Memphis Police Deputy Chief Paul Wright said violent crime is not just a police issue.
“They are community issues. And the only way to solve them is by working together. Trying to lock everybody up is not going to work. It has not worked. We need good programs, mentoring, and raising accountability,” Wright said.
Raleigh residents expressed approval of stronger enforcement of curfews, truancy laws, loitering ordinances, concurring that it is time for action.
Charles Braden said seniors in certain areas of Raleigh are now afraid to come out in the evening because of what “some of these young boys are doing.”
He continued, “I’m a senior myself, and it’s just a shame the way these young boys are just roaming the streets. They are up to no good. I think they are just walking around looking for somebody to rob. Life is really no value to them. Some of them will shoot you just as soon as look at you. I’ve never seen crime this bad.”
Logan said more patrols are needed in Raleigh, and that the possibility of having more Tennessee Highway Patrol troopers assist Memphis police will be explored.
A letter will be sent to Homeland Security regarding the matter. However, Logan said Memphis Mayor Jim Strickland already has requested that THP assist in patrolling Memphis interstates.
Logan said more patrols in Raleigh would prevent people from coming in and committing crimes and then immediately getting out of the area.
The Memphis City Council will ask MPD to begin strongly enforcing city curfews. Monday through Thursday, minors 16 and under should be in by 10 p.m. Youth 17 and 18 should be in by 11 p.m.
Friday through Sunday, curfew is one hour later for each group.

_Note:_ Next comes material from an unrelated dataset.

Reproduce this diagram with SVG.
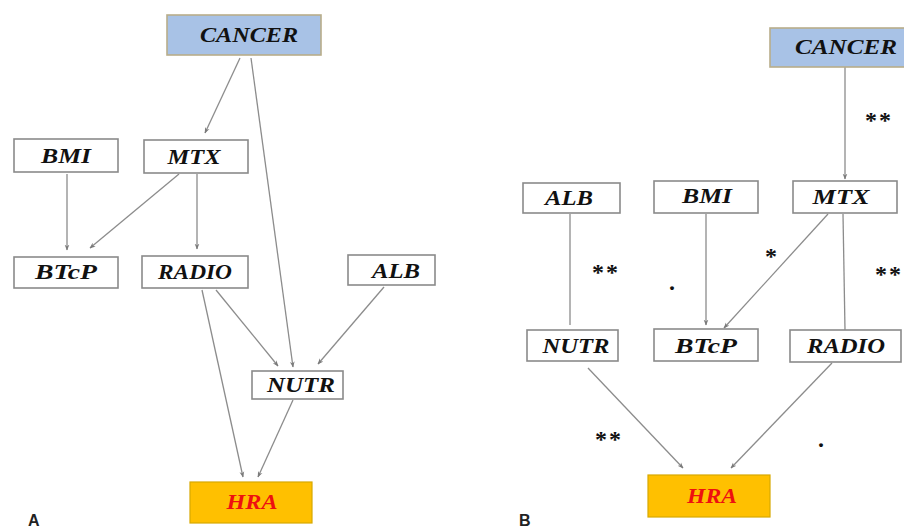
<svg xmlns="http://www.w3.org/2000/svg" width="904" height="530" viewBox="0 0 904 530">
<defs>
<marker id="ah" viewBox="0 0 10 10" refX="9" refY="5" markerWidth="6" markerHeight="6" orient="auto" markerUnits="userSpaceOnUse">
<path d="M0,1 L10,5 L0,9 L3,5 Z" fill="#7a7a7a"/>
</marker>
<style>
.box{fill:#ffffff;stroke:#8a8a8a;stroke-width:1.6}
.blue{fill:#a8c2e6;stroke:#b8ad8a;stroke-width:1.6}
.hra{fill:#ffc000;stroke:#d8a800;stroke-width:1.2}
.t{font-family:"Liberation Serif","Times New Roman",serif;font-weight:bold;font-style:italic;font-size:21px;fill:#111111;text-anchor:middle}
.red{fill:#ee1010}
.ln{stroke:#8c8c8c;stroke-width:1.3;fill:none;marker-end:url(#ah)}
.pl{stroke:#8c8c8c;stroke-width:1.3;fill:none}
.st{font-family:"Liberation Serif",serif;font-weight:bold;font-size:24px;fill:#111111;text-anchor:middle;letter-spacing:2px}
.lab{font-family:"Liberation Sans",Arial,sans-serif;font-weight:bold;font-size:16px;fill:#222222}
</style>
</defs>
<rect width="904" height="530" fill="#ffffff"/>
<g id="connectors">
<line class="ln" x1="240" y1="58" x2="205" y2="133"/>
<line class="ln" x1="251" y1="58" x2="293" y2="367"/>
<line class="ln" x1="67" y1="174" x2="67" y2="250"/>
<line class="ln" x1="179" y1="174" x2="90" y2="248"/>
<line class="ln" x1="197" y1="174" x2="197" y2="249"/>
<line class="ln" x1="216" y1="290" x2="278" y2="366"/>
<line class="ln" x1="202" y1="290" x2="243" y2="477"/>
<line class="ln" x1="384" y1="287" x2="318" y2="364"/>
<line class="ln" x1="293" y1="400" x2="258" y2="477"/>
<line class="ln" x1="845" y1="67" x2="845" y2="179"/>
<line class="pl" x1="570" y1="214" x2="570" y2="325"/>
<line class="ln" x1="706" y1="214" x2="706" y2="325"/>
<line class="ln" x1="828" y1="214" x2="724" y2="328"/>
<line class="pl" x1="843" y1="214" x2="845" y2="330"/>
<line class="ln" x1="588" y1="368" x2="683" y2="468"/>
<line class="ln" x1="832" y1="363" x2="731" y2="468"/>
</g>
<g id="cancer-a"><rect class="blue" x="167" y="15" width="154" height="40"/><text class="t" x="249" y="42" textLength="98" lengthAdjust="spacingAndGlyphs">CANCER</text></g>
<g id="bmi-a"><rect class="box" x="14" y="139" width="104" height="33"/><text class="t" x="66" y="163" textLength="50" lengthAdjust="spacingAndGlyphs">BMI</text></g>
<g id="mtx-a"><rect class="box" x="144" y="140" width="104" height="33"/><text class="t" x="194" y="164" textLength="53" lengthAdjust="spacingAndGlyphs">MTX</text></g>
<g id="btcp-a"><rect class="box" x="14" y="257" width="104" height="31"/><text class="t" x="66" y="279" textLength="62" lengthAdjust="spacingAndGlyphs">BTcP</text></g>
<g id="radio-a"><rect class="box" x="142" y="256" width="106" height="32"/><text class="t" x="195" y="279" textLength="74" lengthAdjust="spacingAndGlyphs">RADIO</text></g>
<g id="alb-a"><rect class="box" x="348" y="255" width="87" height="30"/><text class="t" x="396" y="278" textLength="48" lengthAdjust="spacingAndGlyphs">ALB</text></g>
<g id="nutr-a"><rect class="box" x="252" y="371" width="91" height="28"/><text class="t" x="301" y="392" textLength="68" lengthAdjust="spacingAndGlyphs">NUTR</text></g>
<g id="hra-a"><rect class="hra" x="190" y="482" width="122" height="41"/><text class="t red" x="252" y="509" textLength="51" lengthAdjust="spacingAndGlyphs">HRA</text></g>
<g id="cancer-b"><rect class="blue" x="770" y="28" width="140" height="39"/><text class="t" x="846" y="54" textLength="102" lengthAdjust="spacingAndGlyphs">CANCER</text></g>
<g id="alb-b"><rect class="box" x="523" y="183" width="97" height="30"/><text class="t" x="569" y="205" textLength="48" lengthAdjust="spacingAndGlyphs">ALB</text></g>
<g id="bmi-b"><rect class="box" x="654" y="181" width="104" height="32"/><text class="t" x="707" y="203" textLength="50" lengthAdjust="spacingAndGlyphs">BMI</text></g>
<g id="mtx-b"><rect class="box" x="793" y="181" width="104" height="32"/><text class="t" x="841" y="204" textLength="57" lengthAdjust="spacingAndGlyphs">MTX</text></g>
<g id="nutr-b"><rect class="box" x="527" y="330" width="91" height="31"/><text class="t" x="576" y="353" textLength="67" lengthAdjust="spacingAndGlyphs">NUTR</text></g>
<g id="btcp-b"><rect class="box" x="654" y="329" width="104" height="32"/><text class="t" x="706" y="353" textLength="62" lengthAdjust="spacingAndGlyphs">BTcP</text></g>
<g id="radio-b"><rect class="box" x="790" y="330" width="111" height="32"/><text class="t" x="846" y="353" textLength="78" lengthAdjust="spacingAndGlyphs">RADIO</text></g>
<g id="hra-b"><rect class="hra" x="648" y="475" width="122" height="42"/><text class="t red" x="712" y="503" textLength="50" lengthAdjust="spacingAndGlyphs">HRA</text></g>
<g id="stars">
<text class="st" x="879" y="128">**</text>
<text class="st" x="606" y="280">**</text>
<text class="st" x="673" y="290">.</text>
<text class="st" x="772" y="264">*</text>
<text class="st" x="889" y="282">**</text>
<text class="st" x="609" y="447">**</text>
<text class="st" x="822" y="447">.</text>
</g>
<text class="lab" x="28" y="526">A</text>
<text class="lab" x="519" y="526">B</text>
</svg>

“I’ve been saying the same thing for the longest,” said Betty Jamerson. “If we start putting some neglect charges on these parents, I bet they’ll care where their children are after curfew. I believe the threat of losing state aid will get their attention, too. But if paying fines and seeing jail time are possibilities, I know we’ll see some changes for the better.”
An anonymous tip line will be created to report crime, truancy, and loitering in Raleigh, Logan said.